Three Dimensional Optimum Node Localization in Dynamic Wireless Sensor Networks

Abstract

Location information plays an important role in most of the applications in Wireless Sensor Network (WSN). Recently, many localization techniques have been proposed, while most of these deals with two Dimensional applications. Whereas, in Three Dimensional applications the task is complex and there are large variations in the altitude levels. In these 3D environments, the sensors are placed in mountains for tracking and deployed in air for monitoring pollution level. For such applications, 2D localization models are not reliable. Due to this, the design of 3D localization systems in WSNs faces new challenges. In this paper, in order to find unknown nodes in Three-Dimensional environment, only single anchor node is used. In the simulation-based environment, the nodes with unknown locations are moving at middle & lower layers whereas the top layer is equipped with single anchor node.
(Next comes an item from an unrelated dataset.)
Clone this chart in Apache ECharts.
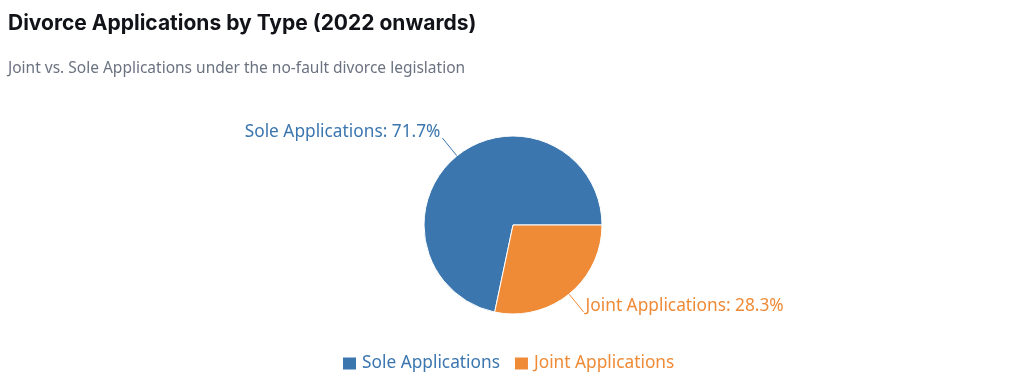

A novel soft computing technique namely Adaptive Plant Propagation Algorithm (APPA) is introduced to obtain the optimized locations of these mobile nodes. These mobile target nodes are heterogeneous and deployed in an anisotropic environment having an Irregularity (Degree of Irregularity (DOI)) value set to 0.01. The simulation results present that proposed APPA algorithm outperforms as tested among other meta-heuristic optimization techniques in terms of localization error, computational time, and the located sensor nodes.